Yeah, Crypt of the Necrodancer is a fun game, but they’ve got the design idea of “every unlockable should make the game harder”, until suddenly the main story demands you play the hardest level perfectly. It ends up that the starting character is the most fun one and the others are progressively greater chores.
I haven’t been playing anything, just Chess. I’m mostly just reading books or watching movies.
I got the Tabaxi mod for Baldur”s Gate 3, so I’ve been playing that with a friend. We’re murderhoboing our way through the game and having a grand time.
He also got me into Warframe. I am now level 6 and have run out of weapon slots: (
But, I got him into Stranger of Paradise: Final Fantasy Origins, and we’ve been killing chaos in that game
Accidently found Songs of Steel – Hispania.
Turn based piece of Roman conquest of the Celtiberia in first half of the II century BC, with option to play as natives. Story is barebones short, but paints the time and place fairly well.

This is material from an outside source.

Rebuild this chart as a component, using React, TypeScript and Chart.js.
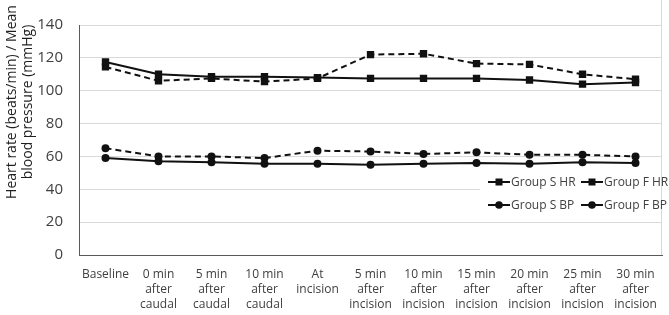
import React, { useEffect, useRef } from "react";
import { Chart, registerables } from "chart.js";

Chart.register(...registerables);

const categories: string[][] = [
  ["Baseline"],
  ["0 min", "after", "caudal"],
  ["5 min", "after", "caudal"],
  ["10 min", "after", "caudal"],
  ["At", "incision"],
  ["5 min", "after", "incision"],
  ["10 min", "after", "incision"],
  ["15 min", "after", "incision"],
  ["20 min", "after", "incision"],
  ["25 min", "after", "incision"],
  ["30 min", "after", "incision"],
];

const groupSHR = [117.5, 110, 108.5, 108.5, 108, 107.5, 107.5, 107.5, 106.5, 104, 105];
const groupFHR = [114.5, 106, 107.5, 105.5, 107.5, 122, 122.5, 116.5, 116, 110, 107];
const groupSBP = [59, 57, 56.5, 55.5, 55.5, 55, 55.5, 56, 55.5, 56.5, 56];
const groupFBP = [65, 60, 60, 59, 63.5, 63, 61.5, 62.5, 61, 61, 60];

const yTitleLines = ["Heart rate (beats/min) / Mean", "blood pressure (mmHg)"];
const legendLabels = ["Group S HR", "Group F HR", "Group S BP", "Group F BP"];

const FONT = "'Open Sans', 'DejaVu Sans', sans-serif";
const TEXT = "#404040";
const LINE = "#111111";

const overlayPlugin = {
  id: "overlay",
  afterDraw(chart: any) {
    const ctx = chart.ctx as CanvasRenderingContext2D;
    const area = chart.chartArea;
    ctx.save();
    // right border
    ctx.strokeStyle = "#d9d9d9";
    ctx.lineWidth = 1;
    ctx.beginPath();
    ctx.moveTo(area.right - 0.5, 0);
    ctx.lineTo(area.right - 0.5, area.bottom);
    ctx.stroke();

    // y title
    ctx.fillStyle = "#1f1f1f";
    ctx.font = `14px ${FONT}`;
    ctx.textAlign = "center";
    ctx.textBaseline = "middle";
    const cy = 102;
    ctx.save();
    ctx.translate(12, cy);
    ctx.rotate(-Math.PI / 2);
    ctx.fillText(yTitleLines[0], 0, 0);
    ctx.restore();
    ctx.save();
    ctx.translate(28.5, cy);
    ctx.rotate(-Math.PI / 2);
    ctx.fillText(yTitleLines[1], 0, 0);
    ctx.restore();

    // legend box
    ctx.fillStyle = "#ffffff";
    ctx.fillRect(480, 171, area.right - 481, 44);
    const cols = [488, 581];
    const rows = [182, 205];
    const styles = ["rect", "rect", "circle", "circle"];
    ctx.font = `12px ${FONT}`;
    ctx.textAlign = "left";
    ctx.textBaseline = "middle";
    legendLabels.forEach((lab, i) => {
      const x = cols[i % 2];
      const y = rows[Math.floor(i / 2)];
      ctx.strokeStyle = LINE;
      ctx.lineWidth = 2;
      ctx.beginPath();
      ctx.moveTo(x, y);
      ctx.lineTo(x + 22, y);
      ctx.stroke();
      ctx.fillStyle = LINE;
      if (styles[i] === "rect") {
        ctx.fillRect(x + 7.5, y - 3.5, 7, 7);
      } else {
        ctx.beginPath();
        ctx.arc(x + 11, y, 3.8, 0, Math.PI * 2);
        ctx.fill();
      }
      ctx.fillStyle = TEXT;
      ctx.fillText(lab, x + 23, y + 0.5);
    });
    ctx.restore();
  },
};

export default function App() {
  const ref = useRef<HTMLCanvasElement | null>(null);
  useEffect(() => {
    if (!ref.current) return;
    const mk = (label: string, data: number[], style: string, dashed: boolean) => ({
      label,
      data,
      borderColor: LINE,
      backgroundColor: LINE,
      borderWidth: 2,
      borderDash: dashed ? [6, 4] : [],
      pointStyle: style,
      pointRadius: style === "rect" ? 5.2 : 4,
      pointBorderWidth: 0,
      pointBackgroundColor: LINE,
      tension: 0,
      fill: false,
    });
    const chart = new Chart(ref.current, {
      type: "line",
      data: {
        labels: categories,
        datasets: [
          mk(legendLabels[0], groupSHR, "rect", false),
          mk(legendLabels[1], groupFHR, "rect", true),
          mk(legendLabels[2], groupSBP, "circle", false),
          mk(legendLabels[3], groupFBP, "circle", true),
        ] as any,
      },
      options: {
        responsive: false,
        animation: false,
        devicePixelRatio: 1,
        layout: { padding: { top: 7, right: 2, left: 0, bottom: 0 } },
        plugins: { legend: { display: false }, tooltip: { enabled: false } },
        scales: {
          x: {
            type: "category",
            offset: true,
            grid: { display: false, drawTicks: false, offset: true },
            border: { display: true, color: "#595959", width: 1 },
            ticks: {
              color: TEXT,
              font: { family: FONT, size: 12, lineHeight: 1.25 },
              maxRotation: 0,
              minRotation: 0,
              autoSkip: false,
              padding: 12,
            },
            afterFit(scale: any) {
              scale.height = 60;
            },
          },
          y: {
            min: 0,
            max: 140,
            ticks: {
              stepSize: 20,
              color: TEXT,
              font: { family: FONT, size: 15 },
              padding: 16,
            },
            grid: { color: "#d9d9d9", lineWidth: 1, drawTicks: false },
            border: { display: true, color: "#595959", width: 1 },
            afterFit(scale: any) {
              scale.width = 79;
            },
          },
        },
      } as any,
      plugins: [overlayPlugin],
    });
    return () => chart.destroy();
  }, []);
  return (
    <div style={{ position: "fixed", left: 0, top: 0, width: 669, height: 315, background: "#fff" }}>
      <canvas ref={ref} width={669} height={315} style={{ display: "block" }} />
    </div>
  );
}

Combat is absolutely and 100% ahistorical – the only thing that gets implemented from the famous “triple line” are unit names, and even those shouldn’t be in use a generation after the Marian Reforms. Unit cooperation, line cohesion, flanking (in the sense of direction of attack), nothing like that exists. I was genuinely surprised to find out elevation affects combat result.
That being said it’s a pleasant, fairly short game (Roman campaign clocks at around 6 hours on default difficulty) if one enjoys this sort of turn-based fun.
I started Bloodborne, only through Cleric Beast so far. I’ve admired the game from afar for a long time because of its aesthetic style. But I know that I just don’t care for games that are, as Shamus noted in his Souls articles, high on the punishment dimension of difficulty. So I’m conflicted. But it felt like a gaming experience I needed to have at some point. I’m trying to solve one problem with another by using a walkthrough (which I usually don’t like) to keep me pointed toward what’s important and minimize how much time I spend aimlessly wandering and then dying. So far, I enjoy the gameplay, just not the repetition of the same segments. I expect that feeling to continue until I either finish it or give up on it.
I finished all the base scenarios in RollerCoaster Tycoon Deluxe yesterday. Time to move on to the next tab, which is the Corkscrew Follies pack. Really did not enjoy the final few scenarios; they weren’t really interesting or fun, just ways to limit resources a little bit more. If there’s a bright side to that, it’s that the designers realized they were on the verge of arbitrary restrictions for difficulty’s sake, and didn’t go any further.
I discovered Balatro, which is really fund and addictive. I don’t think I’ll be going much higher than base difficulty, though.